Observation of the Quantum Shift of a Backward Rescattering Caustic by Carrier-Envelope Phase Mapping
Itatani Group
When an atom or molecule is exposed to linearly-polarized intense optical fields, an electron wavepacket is freed from the atom, accelerated by the field, then collides with the parent ion. This process, recollision, is the fundamental of attosecond science. When recollision becomes recombination, the ionizing atoms emits a high energy photon (high harmonic generation). Meanwhile, it is well known that a part of recolliding events becomes elastic scattering. Especially the backward rescattering leads to the generation of high-energy electrons with a drift kinetic energy up to 10Up, where Up is the ponderomotive potential. Recent theoretical progress of the adiabatic theory of rescattering gives an analytical formula for photoelectron momentum distributions (PEMDs) near the 10Up cutoff which is scaled by the cutoff energy. Although the theoretical treatment of rescattering is fully quantum mechanical and straightforward, the experimental verification has been very difficult because it is not easy to realize systematic experiments to extract well-defined single rescattering events with multi-cycle laser pulses.

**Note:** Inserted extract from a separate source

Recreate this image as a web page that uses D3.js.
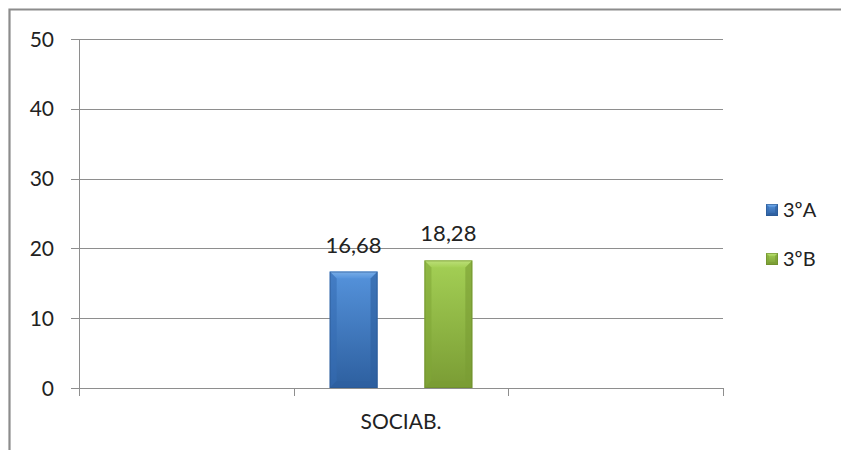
<!DOCTYPE html>
<html>
<head>
<meta charset="utf-8">
<script src="https://cdn.jsdelivr.net/npm/d3@7"></script>
<style>
  html, body { margin: 0; padding: 0; background: #fff; }
  svg { display: block; }
  text { font-family: Lato, "Open Sans", sans-serif; fill: #222; }
</style>
</head>
<body>
<svg id="chart" width="841" height="450"></svg>
<script>
// ---- data ----
const categories = ["", "SOCIAB.", ""];
const seriesNames = ["3ºA", "3ºB"];
const valuesA = [null, 16.68, null];
const valuesB = [null, 18.28, null];
const labelsA = ["", "16,68", ""];
const labelsB = ["", "18,28", ""];
const yTicks = [0, 10, 20, 30, 40, 50];

const svg = d3.select("#chart");
const W = 841, H = 450;
const plot = { left: 79, right: 723, top: 39, bottom: 388 };

// chart border
svg.append("path")
  .attr("d", `M9.5,${H} L9.5,9.5 L${W},9.5`)
  .attr("fill", "none").attr("stroke", "#8c8c8c").attr("stroke-width", 2.2);

const x = d3.scaleBand().domain(d3.range(categories.length)).range([plot.left, plot.right]).padding(0);
const x1 = d3.scaleBand().domain(seriesNames).range([0, x.bandwidth()]).paddingInner(0.495).paddingOuter(0.38);
const y = d3.scaleLinear().domain([0, 50]).range([plot.bottom, plot.top]);

// gridlines
const grid = svg.append("g");
grid.selectAll("line").data(yTicks).join("line")
  .attr("x1", plot.left - 8).attr("x2", plot.right)
  .attr("y1", d => Math.round(y(d)) + 0.5).attr("y2", d => Math.round(y(d)) + 0.5)
  .attr("stroke", "#8e8e8e").attr("stroke-width", 1);

// y axis line
svg.append("line")
  .attr("x1", plot.left + 0.5).attr("x2", plot.left + 0.5)
  .attr("y1", plot.top).attr("y2", plot.bottom + 1)
  .attr("stroke", "#8e8e8e");

// y tick labels
svg.append("g").selectAll("text").data(yTicks).join("text")
  .attr("x", 54).attr("y", d => y(d))
  .attr("dy", "0.36em").attr("text-anchor", "end")
  .attr("font-size", 21)
  .text(d => d);

// x axis ticks
const xTickPos = d3.range(categories.length + 1).map(i => i < categories.length ? x(i) : x(i - 1) + x.bandwidth());
svg.append("g").selectAll("line").data(xTickPos).join("line")
  .attr("x1", d => Math.round(d) + 0.5).attr("x2", d => Math.round(d) + 0.5)
  .attr("y1", plot.bottom).attr("y2", plot.bottom + 8)
  .attr("stroke", "#8e8e8e");

// x category labels
svg.append("g").selectAll("text").data(categories).join("text")
  .attr("x", (d, i) => x(i) + x.bandwidth() / 2)
  .attr("y", 429)
  .attr("text-anchor", "middle")
  .attr("font-size", 21)
  .text(d => d);

// gradients
const defs = svg.append("defs");
const palettes = {
  "3ºA": { light: "#5593dc", mid: "#3f79c4", dark: "#2d5f9f", edge: "#2a5690", top: "#79aee8", side: "#356cb2" },
  "3ºB": { light: "#a4d055", mid: "#8fb83f", dark: "#7a9c34", edge: "#6a8a2b", top: "#bde07a", side: "#80a537" }
};
seriesNames.forEach((s, k) => {
  const p = palettes[s];
  const g = defs.append("linearGradient").attr("id", "grad" + k).attr("x1", 0).attr("y1", 0).attr("x2", 0).attr("y2", 1);
  g.append("stop").attr("offset", "0%").attr("stop-color", p.light);
  g.append("stop").attr("offset", "100%").attr("stop-color", p.dark);
  const t = defs.append("linearGradient").attr("id", "top" + k).attr("x1", 0).attr("y1", 0).attr("x2", 0).attr("y2", 1);
  t.append("stop").attr("offset", "0%").attr("stop-color", p.top);
  t.append("stop").attr("offset", "100%").attr("stop-color", p.light);
});

function drawBar(g, x0, w, yTop, yBot, k, p) {
  const b = Math.min(7, w / 4);
  g.append("rect").attr("x", x0).attr("y", yTop).attr("width", w).attr("height", yBot - yTop)
    .attr("fill", `url(#grad${k})`);
  g.append("path").attr("d", `M${x0},${yTop} L${x0 + w},${yTop} L${x0 + w - b},${yTop + b} L${x0 + b},${yTop + b} Z`)
    .attr("fill", `url(#top${k})`);
  g.append("path").attr("d", `M${x0},${yTop} L${x0 + b},${yTop + b} L${x0 + b},${yBot - b} L${x0},${yBot} Z`)
    .attr("fill", p.side).attr("opacity", 0.55);
  g.append("path").attr("d", `M${x0 + w},${yTop} L${x0 + w - b},${yTop + b} L${x0 + w - b},${yBot - b} L${x0 + w},${yBot} Z`)
    .attr("fill", p.dark).attr("opacity", 0.6);
  g.append("path").attr("d", `M${x0},${yBot} L${x0 + b},${yBot - b} L${x0 + w - b},${yBot - b} L${x0 + w},${yBot} Z`)
    .attr("fill", p.dark).attr("opacity", 0.7);
  g.append("rect").attr("x", x0 + 0.5).attr("y", yTop + 0.5).attr("width", w - 1).attr("height", yBot - yTop - 1)
    .attr("fill", "none").attr("stroke", p.edge).attr("stroke-opacity", 0.6);
}

const seriesData = [valuesA, valuesB];
const seriesLabels = [labelsA, labelsB];
const bars = svg.append("g");
seriesNames.forEach((s, k) => {
  seriesData[k].forEach((v, i) => {
    if (v == null) return;
    const bx = x(i) + x1(s);
    drawBar(bars, bx, x1.bandwidth(), y(v), y(0), k, palettes[s]);
    bars.append("text")
      .attr("x", bx + x1.bandwidth() / 2)
      .attr("y", y(v) - 19)
      .attr("text-anchor", "middle")
      .attr("font-size", 22)
      .text(seriesLabels[k][i]);
  });
});

// legend
const legend = svg.append("g");
const legendY = [210, 259];
seriesNames.forEach((s, k) => {
  const g = legend.append("g");
  drawBar(g, 766, 12, legendY[k] - 6, legendY[k] + 6, k, palettes[s]);
  g.append("text").attr("x", 783).attr("y", legendY[k]).attr("dy", "0.36em")
    .attr("font-size", 20).text(s);
});
</script>
</body>
</html>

We hereby used intense few-cycle pulses in infrared to measure the backward PEMDs with controlled carrier-envelope phases (CEPs). The extremely short duration of the optical pulse allows to extract the single rescattering events of the three highest energies, and the CEP control enables to systematically change the maximum intensity in the focused volume without affecting the other parameters such as spatial distribution of the field intensity. Figure 1 shows the CEP dependent PEMDs with a pulse energy of 210 μJ. Dashed and solid curves represent classical and quantum caustics. The CEP dependent PEMD assures the one-to-one correspondence of the electron momentum at the instance of rescattering and the CEP, which we call the CEP mapping method. From this CEP mapping, we successfully determined the field intensity and the pulse duration to be 2.6 × 1013 W/cm2 and 13.8 fs, respectively. Using these parameters, the observed PEMDs are deconvolved to three PEMDs that correspond to the rescattering events of different intensities within a single optical pulse, as shown in Fig. 2.
Fig. 1. Measured PEMDs as a function of CEP at a pulse energy of 190 μJ. Dashed and solid curves represent classical and quantum causitcs at the intensity of 2.6 × 1013 W/cm2 and pulse duration of 13.8 fs.
Fig. 2. Measured PEMDs at CEP=0 and 0.4π at an estimated intensity of 2.6 × 1013 W/cm2 and a pulse duration of 13.8 fs. The thick red, thin blue, and thin green curves show calculated PEMDs corresponding to a half cycle of the electric field as depicted in the top figures. Thin and thick arrows indicate the classical and quantum caustics, respectively.
The laser parameters, elastic scattering differential cross sections, and tunnel ionization rate of the taget are encoded in PDMDs. Such information can be extracted from the observed PEMDs based on the adiabatic theory. Based on the quantitative agreement of the observed cutoff behavior of PEMDs with the adiabatic theory, elastic scattering cross section as a function of scattering momenta is successfully determined as shown in Fig. 3.
Fig. 3. Extracted DCSs of Xe+ for estimated field amplitudes of 0.02722 (circle) and 0.03028 a. u. (closed triangle) as a function of the rescattering momentum. The black curve represents calculated DCSs.
In summary, we experimentally and theoretically explored the rescattering PEMDs of a Xe atoms near the cutoff using CEP-stable few-cycle pulses [1]. The observed PEMDs are well reproduced by the analytical formula of the adiabatic theory including the quantum shift of the caustics. The results not only demonstrate the fact that the CEP mapping method with the adiabatic rescattering theory allows to extract well-defined elastic scattering, but also opens an opportunity to use rescattering to observe novel electron states such as vortex electrons [2].
References
- [1] T. Mizuno, N. Ishii, T. Kanai, P. Rosenberger, D. Zietlow, M. F. Kling, O. Tolstikhin, T. Morishita, and J. Itatani, Phs. Rev. A 103, 043121 (2021).
- [2] O. I. Tolstikhin and T. Morishita, Phys. Rev. A 99, 063415 (2019).